12.4 Risk Payment means 15% of the Hire Price (only available if requested by you and accepted by us; not available for Equipment taken outside Australia).

12.5 Hire Period means, unless this Agreement is terminated early, the period stated in the Order or from the day you take possession of the Equipment until the day the Equipment is returned (whichever is longer) and includes transit time. For clarity: (a) day hire from Monday to Thursday is the 24 hour period from the time the Equipment is booked for pick-up; (b) day hire for Friday is from the time the Equipment is booked for pick-up until no later than 5 pm that day; (c) weekend hire is the period between 3.00 pm on a Friday afternoon and 9.00 am on the following Monday morning; and (d) weekly hire is a seven-day period, calculated from the day and time the Equipment is booked for pick-up.
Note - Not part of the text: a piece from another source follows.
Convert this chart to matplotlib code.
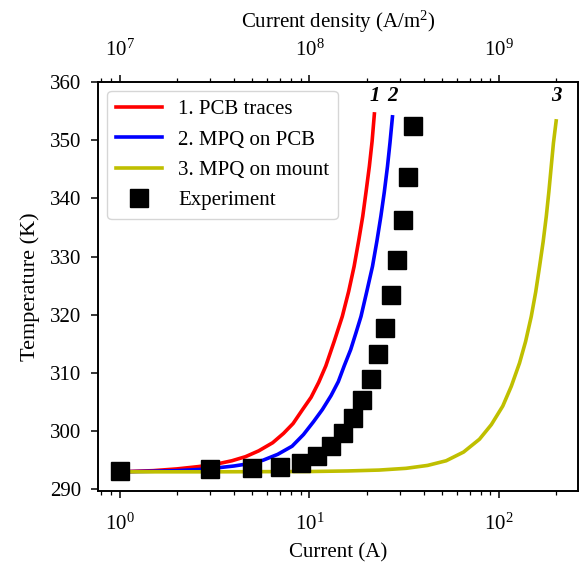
import matplotlib
matplotlib.use("Agg")
import matplotlib.pyplot as plt

plt.rcParams['font.family'] = ['Liberation Serif', 'DejaVu Serif']
plt.rcParams['mathtext.fontset'] = 'custom'
plt.rcParams['mathtext.rm'] = 'Liberation Serif'
plt.rcParams['mathtext.it'] = 'Liberation Serif:italic'
plt.rcParams['mathtext.bf'] = 'Liberation Serif:bold'

# Curve 1: PCB traces
pcb_I = [1.0, 1.5, 2.0, 2.6, 3.2, 3.9, 4.6, 5.4, 6.4, 7.3, 8.2, 9.2, 10.2, 11.2,
         12.2, 13.5, 14.9, 16.1, 17.2, 18.2, 19.1, 19.9, 20.7, 21.4, 22.0]
pcb_T = [293.0, 293.2, 293.5, 293.9, 294.3, 294.9, 295.6, 296.6, 298.0, 299.6,
         301.3, 303.7, 305.8, 308.4, 311.2, 315.4, 319.7, 324.0, 328.3, 332.8,
         336.9, 341.2, 345.5, 349.8, 354.5]

# Curve 2: MPQ on PCB
mpqpcb_I = [1.0, 1.5, 2.0, 2.6, 3.3, 4.0, 4.8, 5.7, 6.8, 8.1, 9.3, 10.5, 11.7,
            13.0, 14.2, 15.25, 16.5, 17.6, 18.7, 20.1, 21.5, 22.7, 23.8, 24.8,
            25.8, 26.6, 27.4]
mpqpcb_T = [293.0, 293.1, 293.2, 293.4, 293.7, 294.0, 294.4, 295.0, 296.0, 297.4,
            299.4, 301.6, 303.7, 306.1, 308.5, 311.2, 314.0, 316.9, 319.7, 324.1,
            328.3, 332.7, 336.9, 341.0, 345.5, 349.6, 354.0]

# Curve 3: MPQ on mount
mount_I = [1.0, 3.0, 10.0, 16.0, 23.3, 32.3, 42.0, 52.6, 65.0, 78.8, 91.0, 104.6,
           116.0, 128.2, 138.0, 147.8, 156.0, 163.5, 170.7, 177.4, 183.0, 188.4,
           193.5, 200.0]
mount_T = [293.0, 293.0, 293.05, 293.15, 293.3, 293.6, 294.1, 294.9, 296.4, 298.6,
           301.1, 304.3, 307.7, 311.7, 315.4, 319.7, 323.9, 328.3, 332.5, 336.9,
           341.1, 345.5, 349.5, 353.3]

# Experiment
exp_I = [1, 3, 5, 7, 9, 11, 13, 15, 17, 19, 21, 23, 25, 27, 29, 31, 33, 35]
exp_T = [293.2, 293.4, 293.7, 293.9, 294.6, 295.8, 297.4, 299.7, 302.3, 305.4,
         309.0, 313.3, 317.8, 323.4, 329.4, 336.2, 343.7, 352.4]

labels = ["1. PCB traces", "2. MPQ on PCB", "3. MPQ on mount", "Experiment"]
curve_tags = ["1", "2", "3"]
density_factor = 1e7  # A/m^2 per A

fs = 15
fig = plt.figure(figsize=(5.85, 5.67), dpi=100)
ax = fig.add_axes([0.1675, 0.134, 0.8205, 0.7215])

lw = 2.6
ax.plot(pcb_I, pcb_T, color='#ff0000', lw=lw, label=labels[0])
ax.plot(mpqpcb_I, mpqpcb_T, color='#0000ff', lw=lw, label=labels[1])
ax.plot(mount_I, mount_T, color='#bfbf00', lw=lw, label=labels[2])
ax.plot(exp_I, exp_T, linestyle='none', marker='s', markersize=13,
        color='black', label=labels[3])

ax.set_xscale('log')
ax.set_ylim(289.7, 360)
ax.set_yticks([290, 300, 310, 320, 330, 340, 350, 360])
ax.tick_params(axis='both', which='major', labelsize=fs, right=False, top=False,
               length=5, width=1.1)
ax.tick_params(axis='both', which='minor', length=3, width=0.9)
ax.tick_params(axis='x', which='major', pad=11)
ax.tick_params(axis='y', which='major', pad=7)
for s in ax.spines.values():
    s.set_linewidth(1.2)

tag_T = 357.5
for tag, I_end in zip(curve_tags, [pcb_I[-1], mpqpcb_I[-1], mount_I[-1]]):
    ax.text(I_end, tag_T, tag, ha='center', va='center', fontsize=fs,
            fontweight='bold', fontstyle='italic')

ax.set_xlabel("Current (A)", fontsize=fs, labelpad=6)
ax.set_ylabel("Temperature (K)", fontsize=16, labelpad=7)

leg = ax.legend(loc='upper left', fontsize=fs, handlelength=2.2,
                frameon=True, fancybox=True, borderpad=0.4,
                labelspacing=0.52, handletextpad=0.8,
                borderaxespad=0.45)
leg.get_frame().set_edgecolor('#cccccc')
leg.get_frame().set_linewidth(1.0)

x0, x1 = ax.get_xlim()
ax2 = ax.twiny()
ax2.set_xscale('log')
ax2.set_xlim(x0 * density_factor, x1 * density_factor)
ax2.tick_params(axis='x', which='major', labelsize=fs, length=5, width=1.1, pad=10)
ax2.tick_params(axis='x', which='minor', length=3, width=0.9)
ax2.set_xlabel("Current density (A/m$^2$)", fontsize=fs, labelpad=9)
for s in ax2.spines.values():
    s.set_linewidth(1.2)

fig.savefig("out.png", dpi=100)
12.6 Hire Price means the price estimated in the Order, together with any Additional Fees incurred.

12.7 PPSR means the Personal Property Security Register.

12.8 Us and we, means STUDIO TROPICO ABN 24 615 093 067, including its successors and assigns.

12.9 You means the person named as the client in the Order, whether the Order is placed by you or on your behalf.

13. GENERAL

13.1 If any provision of this Agreement is held to be invalid or unenforceable for any reason, it will be severed and will not affect the remaining provisions of this Agreement.

13.2 You must not assign your rights or obligations under this Agreement without our prior written consent. We may assign our rights and novate our obligations under this Agreement to any other person without your consent.

13.3 The waiver or failure of either party to exercise in any respect any right provided for in this Agreement will not be deemed a waiver of any further right under this Agreement.

13.4 Our records of acceptance of the Equipment by you or on your behalf is evidence of that Equipment being part of an Order.

13.5 You irrevocably appoint us your attorney for the purpose of doing all acts and things which under this Agreement are to be done by you or which we are authorised or empowered to do so as to give effect to this Agreement.

13.6 This Agreement is governed by and must be interpreted in accordance with the laws of New South Wales, Australia and the parties submit to the exclusive jurisdiction of the courts of that state.

13.7 This Agreement constitutes the entire agreement between the parties in relation to the Equipment subject to the Hire and may not be varied except in writing and signed by authorised personnel of both parties.